Enfin un nouvel album d’Emily Loizeau, (toujours enregistré avec John Parish). Des bijoux de pop poétique et engagée, des mélodies incroyables, des arrangements intelligents et raffinés ; une voix remarquable… Probablement l’un de ses meilleurs, si ce n’est le meilleur.
Emily Loizeau a toujours reçu des commentaires élogieux sur Benzine, que ce soit sur album (pour Icare, par exemple ou pour le plus ancien Mothers and Tygers) ou en concert. Et ce n’est pas maintenant que cela va changer, La Souterraine est un album splendide, puissant et profond, intelligent et émouvant, et engagé, aussi. En fait, l’album n’a pas besoin de superlatifs, de commentaires ; il se présente assez bien tout seul ; il s’écoute, se réécoute, s’apprécie, mais vraiment beaucoup, pénètre petit à petit entre vos oreilles… Il faut dire que tout dans ce disque, tout dans ce qu’Emily Loizeau fait est parfaitement réussi. Emily Loizeau fait partie des plus grandes, on le savait déjà, on n’avait pas besoin d’une confirmation, mais on est quand même content de l’avoir. Surtout, il y a quelque chose qui change avec cet album, quelque chose en plus et en moins ; le côté chanson française, les accents à la Barbara, ont disparu, les morceaux sont plus profonds, plus intenses, plus sombres…
On trouve sur cet album des chansons d’amour assez intimistes (et très intenses – l’amour n’est-il pas plus beau quand il est intense ?), comme Éclaire-moi, le morceau inaugural, un morceau un peu indolent d’abandon quasi-total (« arrache-moi le cœur déleste-moi/détourne les malheurs tu sais faire ça » ou « écorche-moi le corps, je n’ai pas peur »). La musique est lente, mais puissante, hypnotique, électrique. On retrouve aussi cette même indolence sur le second morceau de l’album, Je vois dans tes yeux, aux arrangements plus électro, plus souples que sur le morceau précédent, pour une même émotion poétique. Autre morceau plein d’une lumière noire et intense, autre chanson d’amour, The Rainbow in Your Heart (« I am not just another girl/I can be the rainbow of your heart »). Peut-être moins original, mais toujours très beau.
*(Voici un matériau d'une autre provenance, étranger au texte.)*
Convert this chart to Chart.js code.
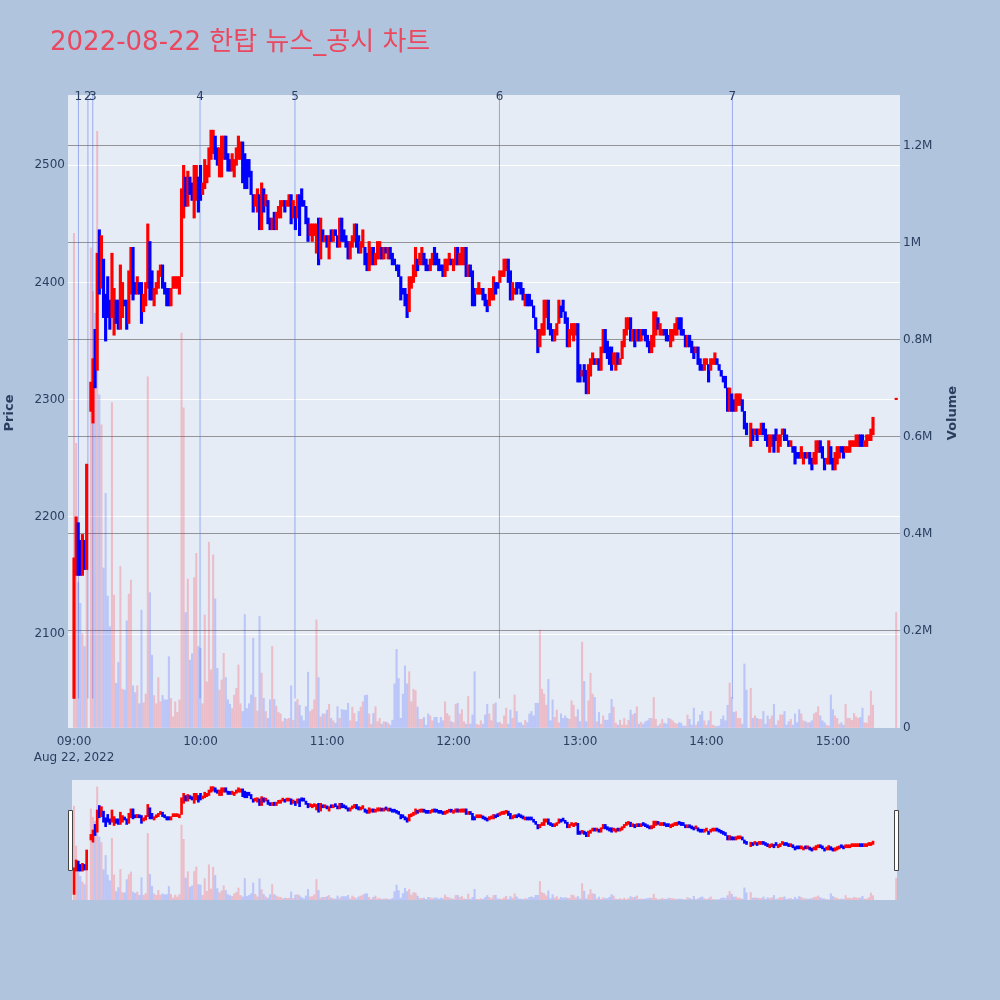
<!DOCTYPE html>
<html><head><meta charset="utf-8">
<script src="https://cdn.jsdelivr.net/npm/chart.js@4.4.0/dist/chart.umd.min.js"></script>
<style>
html,body{margin:0;padding:0;background:#b0c4de;}
#wrap{position:relative;width:1000px;height:1000px;}
canvas{position:absolute;left:0;top:0;}
</style></head><body>
<div id="wrap"><canvas id="main" width="1000" height="1000"></canvas><canvas id="slider" width="1000" height="1000"></canvas></div>
<script>
const chartTitle = '2022-08-22 한탑 뉴스_공시 차트';
const dateLabel = 'Aug 22, 2022';
const startMinute = 540; // 09:00, one candle per minute
const opens = [
2045,2150,2195,2180,2150,2180,2155,null,2290,2280,
2360,2325,2445,2395,2420,2390,2405,2385,2370,2355,
2385,2385,2360,2370,2385,2385,2365,2390,2430,2400,
2390,2400,2400,2375,2380,2395,2435,2410,2380,2390,
2395,2405,2415,2400,2395,2395,2380,2395,2395,2395,
2390,2405,2455,2490,2465,2490,2485,2455,2470,2490,
2500,2475,2480,2485,2490,2505,2510,2525,2515,2490,
2490,2505,2525,2510,2505,2495,2490,2500,2505,2505,
2520,2510,2505,2505,2495,2475,2465,2460,2475,2445,
2480,2465,2470,2455,2445,2460,2445,2455,2455,2465,
2470,2465,2465,2475,2455,2465,2455,2475,2480,2470,
2465,2455,2440,2435,2440,2425,2455,2420,2445,2435,
2440,2420,2445,2435,2445,2440,2430,2455,2445,2440,
2435,2420,2430,2435,2450,2440,2425,2430,2430,2425,
2410,2415,2430,2415,2420,2420,2430,2420,2430,2420,
2430,2425,2420,2415,2415,2405,2395,2395,2390,2375,
2395,2400,2405,2420,2415,2415,2425,2420,2415,2410,
2415,2430,2425,2420,2415,2415,2405,2410,2415,2420,
2410,2415,2430,2415,2415,2415,2430,2405,2415,2410,
2395,2390,2390,2390,2395,2390,2385,2380,2385,2385,
2400,2400,2400,2405,2405,2410,2420,2410,2385,2390,
2400,2400,2400,2395,2380,2390,2390,2385,2380,2370,
2360,2345,2355,2355,2370,2385,2365,2360,2350,2355,
2365,2380,2385,2375,2370,2345,2355,2350,2355,2365,
2330,2320,2330,2325,2305,2320,2330,2335,2330,2335,
2325,2340,2360,2350,2345,2345,2330,2325,2340,2330,
2335,2345,2355,2360,2370,2350,2360,2350,2360,2350,
2360,2360,2355,2350,2340,2345,2355,2370,2355,2355,
2360,2360,2355,2345,2350,2355,2355,2370,2370,2360,
2355,2345,2355,2350,2345,2340,2345,2335,2330,2325,
2330,2330,2325,2330,2330,2335,2330,2325,2320,2320,
2310,2290,2305,2300,2290,2295,2295,2300,2290,2280,
null,2260,2275,2270,2275,2270,2270,2280,2275,2270,
2255,2260,2270,2275,2255,2260,2270,2275,2270,2265,
2260,2260,2260,2255,2255,2250,2245,2255,2250,2255,
2250,2245,2245,2255,2265,2260,2250,2245,2245,2260,
2250,2240,2245,2250,2260,2260,2255,2255,2255,2260,
2260,2260,2260,2270,2270,2260,2260,2265,2265,2270
];
const closes = [
2165,2200,2150,2150,2185,2155,2245,null,2315,2335,
2310,2425,2390,2440,2370,2350,2370,2360,2425,2395,
2365,2360,2415,2400,2380,2360,2410,2430,2385,2390,
2405,2390,2365,2390,2400,2450,2385,2385,2395,2400,
2410,2415,2395,2390,2380,2380,2395,2405,2405,2405,
2405,2480,2500,2465,2495,2475,2470,2500,2500,2460,
2470,2485,2505,2500,2515,2530,2530,2505,2500,2515,
2525,2525,2505,2495,2495,2510,2505,2515,2525,2520,
2485,2480,2480,2490,2475,2460,2475,2480,2445,2485,
2460,2475,2450,2445,2455,2445,2460,2465,2470,2470,
2460,2470,2475,2450,2470,2445,2475,2440,2465,2465,
2450,2435,2450,2450,2450,2450,2415,2455,2435,2440,
2430,2440,2435,2445,2440,2430,2455,2435,2435,2430,
2420,2435,2440,2450,2430,2425,2435,2445,2415,2410,
2435,2430,2415,2425,2435,2435,2420,2430,2425,2430,
2420,2415,2415,2410,2405,2385,2390,2380,2370,2405,
2405,2415,2430,2410,2425,2430,2415,2410,2410,2420,
2425,2415,2415,2410,2410,2405,2420,2420,2425,2415,
2420,2430,2415,2425,2430,2430,2405,2415,2405,2380,
2380,2395,2400,2395,2385,2380,2375,2395,2395,2405,
2390,2395,2410,2410,2420,2420,2400,2385,2400,2395,
2390,2395,2390,2385,2390,2380,2380,2380,2370,2360,
2340,2360,2365,2385,2385,2360,2355,2350,2360,2365,
2385,2370,2375,2365,2345,2360,2365,2365,2365,2315,
2315,2325,2315,2305,2330,2335,2340,2330,2335,2325,
2345,2360,2340,2335,2330,2325,2340,2340,2330,2335,
2350,2360,2370,2370,2350,2360,2345,2360,2350,2360,
2355,2350,2345,2340,2355,2375,2375,2360,2365,2360,
2355,2350,2350,2360,2360,2365,2370,2360,2355,2355,
2345,2355,2345,2340,2335,2345,2330,2325,2325,2335,
2335,2315,2335,2335,2340,2330,2325,2320,2315,2310,
2290,2310,2290,2290,2305,2305,2305,2290,2275,2270,
null,2280,2265,2275,2265,2275,2280,2270,2265,2260,
2270,2270,2255,2265,2270,2270,2275,2265,2265,2260,
2265,2255,2245,2250,2250,2260,2255,2250,2255,2245,
2240,2255,2265,2265,2255,2250,2240,2250,2265,2245,
2240,2255,2260,2260,2255,2250,2260,2260,2265,2265,
2265,2270,2270,2260,2260,2265,2270,2270,2275,2285
];
// volume in thousands of shares
const volumeK = [
1020,587,300,257,195,168,450,null,990,900,
855,1230,687,625,330,484,272,209,671,274,
92,135,333,80,78,221,276,305,87,73,
87,50,243,52,70,724,279,150,67,50,
104,54,67,58,58,147,61,23,54,32,
58,814,660,238,307,140,153,310,360,168,
164,50,233,95,383,120,357,266,123,78,
99,154,104,58,49,40,68,82,130,50,
34,234,40,50,68,185,63,35,230,113,
61,34,20,58,168,59,45,32,29,13,
20,18,20,87,16,54,59,47,25,15,
44,115,34,38,58,223,104,23,29,29,
37,49,20,15,10,44,20,38,37,37,
51,15,43,30,13,34,43,54,67,68,
29,8,30,44,13,20,8,13,12,10,
6,16,91,162,102,20,70,128,91,116,
54,80,77,43,18,18,22,6,29,25,
15,22,22,10,22,15,54,30,25,13,
11,49,51,29,38,13,8,65,8,27,
116,8,6,15,8,27,49,29,15,49,
52,11,12,8,25,41,8,37,20,68,
34,11,11,6,16,11,29,34,25,51,
51,202,80,70,47,100,15,58,22,37,
11,29,20,25,20,18,56,47,23,38,
13,177,96,13,56,113,70,63,13,32,
8,25,16,16,30,59,43,10,6,16,
6,20,6,16,37,27,30,44,8,12,
8,13,15,20,20,63,18,4,8,18,
10,8,20,18,15,10,8,11,10,4,
4,27,18,6,41,6,13,27,34,15,
6,15,34,6,4,3,4,18,25,15,
47,93,63,32,34,20,20,8,132,78,
null,82,20,25,20,18,18,34,8,25,
18,25,49,6,15,27,27,34,6,13,
18,6,29,11,38,29,15,13,11,11,
15,29,32,44,25,15,11,6,4,68,
38,25,20,8,11,6,49,20,20,16,
30,23,20,22,41,11,10,25,76,47
];
// closing auction 15:30
const closingMinute = 930;
const closingOpen = 2300;
const closingClose = 2300;
const closingVolumeK = 238;
// news / disclosure events
const eventLabels = ['1','2','3','4','5','6','7'];
const eventMinutes = [542.1, 546.6, 548.9, 599.8, 644.8, 741.8, 852.3];
const priceTicks = [2100,2200,2300,2400,2500];
const volumeTicksK = [0,200,400,600,800,1000,1200];
const timeTicks = [540,600,660,720,780,840,900];

const X_MIN = 537.15, X_MAX = 931.8;
const P_MIN = 2019.8, P_MAX = 2560;
const V_MAX = 1305;
const UP = '#ff0000', DOWN = '#0000ff';
const UP_V = 'rgba(255,40,60,0.24)', DOWN_V = 'rgba(30,50,255,0.21)';
const FONT = '"DejaVu Sans", "Noto Sans CJK KR", sans-serif';
const TXT = '#2a3f5f';

const candles = [], vols = [];
opens.forEach((o, i) => {
  const c = closes[i];
  if (o == null || c == null) return;
  candles.push({x: startMinute + i, y: [o, c], up: c > o});
  if (volumeK[i] != null) vols.push({x: startMinute + i, y: volumeK[i], up: c > o});
});
candles.push({x: closingMinute, y: [closingOpen, closingClose], up: true});
vols.push({x: closingMinute, y: closingVolumeK, up: true});
const lowPrice = Math.min(...opens.filter(v => v != null), ...closes.filter(v => v != null));

function fmtTime(v) {
  const h = Math.floor(v / 60), m = v % 60;
  return String(h).padStart(2, '0') + ':' + String(m).padStart(2, '0');
}

function makeDatasets(bodyW, volW, minLen) {
  return [
    {type: 'bar', label: 'Volume', data: vols, yAxisID: 'yv', order: 3, grouped: false,
     barThickness: volW, backgroundColor: ctx => (ctx.raw && ctx.raw.up) ? UP_V : DOWN_V, borderWidth: 0},
    {type: 'bar', label: 'Price', data: candles, yAxisID: 'yp', order: 1, grouped: false,
     barThickness: bodyW, minBarLength: minLen, backgroundColor: ctx => (ctx.raw && ctx.raw.up) ? UP : DOWN, borderWidth: 0}
  ];
}

const decor = {
  id: 'decor',
  beforeDraw(chart) {
    const {ctx, chartArea: a} = chart;
    ctx.save();
    ctx.fillStyle = '#e5ecf6';
    ctx.fillRect(a.left, a.top, a.right - a.left, a.bottom - a.top);
    ctx.restore();
  },
  beforeDatasetsDraw(chart) {
    const {ctx, chartArea: a, scales} = chart;
    const yBottom = scales.yp.getPixelForValue(lowPrice);
    ctx.save();
    eventMinutes.forEach((m, i) => {
      const x = scales.x.getPixelForValue(m);
      let col = 'rgba(60,90,230,0.45)', w = 1;
      if (i === 3 || i === 4) { col = 'rgba(90,130,240,0.3)'; w = 2; }
      if (i === 5) { col = 'rgba(70,80,130,0.45)'; }
      ctx.strokeStyle = col; ctx.lineWidth = w;
      ctx.beginPath(); ctx.moveTo(x, a.top); ctx.lineTo(x, yBottom); ctx.stroke();
    });
    ctx.restore();
  },
  afterDraw(chart) {
    const {ctx, chartArea: a, scales} = chart;
    ctx.save();
    ctx.fillStyle = '#e9485f';
    ctx.font = '26px ' + FONT;
    ctx.textBaseline = 'alphabetic'; ctx.textAlign = 'left';
    ctx.fillText(chartTitle, 50, 50);
    ctx.fillStyle = TXT;
    ctx.font = '12px ' + FONT;
    ctx.textAlign = 'center'; ctx.textBaseline = 'middle';
    eventMinutes.forEach((m, i) => {
      ctx.fillText(eventLabels[i], scales.x.getPixelForValue(m), a.top + 2);
    });
    ctx.font = 'bold 13px ' + FONT;
    ctx.save(); ctx.translate(10, 413); ctx.rotate(-Math.PI / 2); ctx.fillText('Price', 0, 0); ctx.restore();
    ctx.save(); ctx.translate(953, 413); ctx.rotate(-Math.PI / 2); ctx.fillText('Volume', 0, 0); ctx.restore();
    ctx.restore();
  }
};

new Chart(document.getElementById('main'), {
  data: {datasets: makeDatasets(2.5, 1.4, 1.5)},
  options: {
    responsive: false, animation: false, devicePixelRatio: 1,
    layout: {padding: {top: 95, left: 0, right: 0, bottom: 0}},
    plugins: {legend: {display: false}, tooltip: {enabled: false}, title: {display: false}},
    scales: {
      x: {type: 'linear', position: 'bottom', min: X_MIN, max: X_MAX, offset: false,
          grid: {display: false, drawTicks: false}, border: {display: false},
          afterBuildTicks: s => { s.ticks = timeTicks.map(v => ({value: v})); },
          afterFit: s => { s.height = 272; },
          ticks: {color: TXT, font: {family: FONT, size: 12, lineHeight: 1.4}, padding: 5, maxRotation: 0, autoSkip: false,
                  callback: v => v === timeTicks[0] ? [fmtTime(v), dateLabel] : fmtTime(v)}},
      yp: {type: 'linear', position: 'left', min: P_MIN, max: P_MAX,
           grid: {color: '#ffffff', lineWidth: 1, drawTicks: false}, border: {display: false},
           afterBuildTicks: s => { s.ticks = priceTicks.map(v => ({value: v})); },
           afterFit: s => { s.width = 68; },
           ticks: {color: TXT, font: {family: FONT, size: 12}, padding: 3, callback: v => String(v)}},
      yv: {type: 'linear', position: 'right', min: 0, max: V_MAX,
           grid: {color: ctx => (ctx.tick && ctx.tick.value === 0) ? 'rgba(0,0,0,0)' : 'rgba(90,90,90,0.6)', lineWidth: 1, drawTicks: false},
           border: {display: false},
           afterBuildTicks: s => { s.ticks = volumeTicksK.map(v => ({value: v})); },
           afterFit: s => { s.width = 100; },
           ticks: {color: TXT, font: {family: FONT, size: 12}, padding: 3,
                   callback: v => v === 0 ? '0' : (v / 1000) + 'M'}}
    }
  },
  plugins: [decor]
});

const sliderDecor = {
  id: 'sliderDecor',
  beforeDraw(chart) {
    const {ctx, chartArea: a} = chart;
    ctx.save();
    ctx.fillStyle = '#e5ecf6';
    ctx.fillRect(a.left + 4, a.top, a.right - a.left - 7, a.bottom - a.top);
    ctx.restore();
  },
  afterDraw(chart) {
    const {ctx, chartArea: a} = chart;
    const h = 60, top = a.top + (a.bottom - a.top - h) / 2;
    ctx.save();
    ctx.fillStyle = '#ffffff'; ctx.strokeStyle = '#444444'; ctx.lineWidth = 1;
    [a.left + 0.5, a.right - 5.5].forEach(x => {
      ctx.beginPath(); ctx.rect(x, top + 0.5, 4, h); ctx.fill(); ctx.stroke();
    });
    ctx.restore();
  }
};

new Chart(document.getElementById('slider'), {
  data: {datasets: makeDatasets(2, 1.4, 3)},
  options: {
    responsive: false, animation: false, devicePixelRatio: 1,
    layout: {padding: {top: 780, left: 68, right: 100, bottom: 100}},
    plugins: {legend: {display: false}, tooltip: {enabled: false}},
    scales: {
      x: {type: 'linear', display: false, min: X_MIN, max: X_MAX, offset: false},
      yp: {type: 'linear', display: false, min: P_MIN, max: P_MAX},
      yv: {type: 'linear', display: false, min: 0, max: V_MAX}
    }
  },
  plugins: [sliderDecor]
});
</script>
</body></html>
Et puis il y a les bijoux… qui sont des odes, d’amour à la vie, à la planète, à l’humanité. La route de Vénus. Un des sommets de l’album. Même après l’avoir écouté, écouté, écouté, on ne pourra pas s’en lasser. Un morceau de paix et d’espoir – « adieu les bagnards, adieu les geôliers/nous ouvrons la cage à nos âmes éclairées » – porté par une mélodie absolument fantastique, lumineuse, aérienne. Parfait. Un moment de grâce, qui a déjà été repéré (à juste titre) par les radios. Mais il ne faudrait pas que cela occulte les autres superbes chansons qu’Emily Loizeau a su composer. La Souterraine, un des morceaux électriques du disque, l’un des plus rapides, un morceau désespéré sur notre capacité à aller dans le mur malgré les avertissements (« il semble que rien ne nous arrête, tant que tourne la boule à facettes »). La voix d’Emily Loizeau se casse lorsqu’elle fait ce constat macabre. Autre moment de grâce désespérée sur la fin d’un monde, la pluie qui ne tombe plus, les oiseaux qui ne volent plus, L’enfant qui parlait au nom du soleil. Le rythme a ralenti de nouveau, le morceau est plus dépouillé. Une simplicité désarmante pour délivrer un message puissant. Et la mélodie et la voix sont parfaites, presque morbides encore, très émouvantes. Bouleversant. On a les larmes aux yeux. Comme sur Ici commence la mer… un morceau dont la mélodie est si belle qu’elle pourrait se suffire à elle-même ; on imagine la chanson chantée a capella, même si les arrangements sont particulièrement réussis. Richesse musicale, dépouillement, émotion intense…
Pour nous remettre de cette intensité, Emily Loizeau a ajouté des morceaux plus électriques de l’album, rock, avec des dissonances surprenantes, des riffs de guitares (Stuck Inside, Strong Enough) ou même blues (Strong Enough). Des morceaux moins émouvants peut-être, mais musicalement très intéressants, qui démontrent aussi et encore cette capacité à mélanger les genres. Ou encore une sorte d’intermède, Zuhra, gymnopédie à la Satie, bande originale de film (qui nous rappelle qu’Emily Loizeau a aussi composé des musiques pour « images » comme elle le dit elle-même).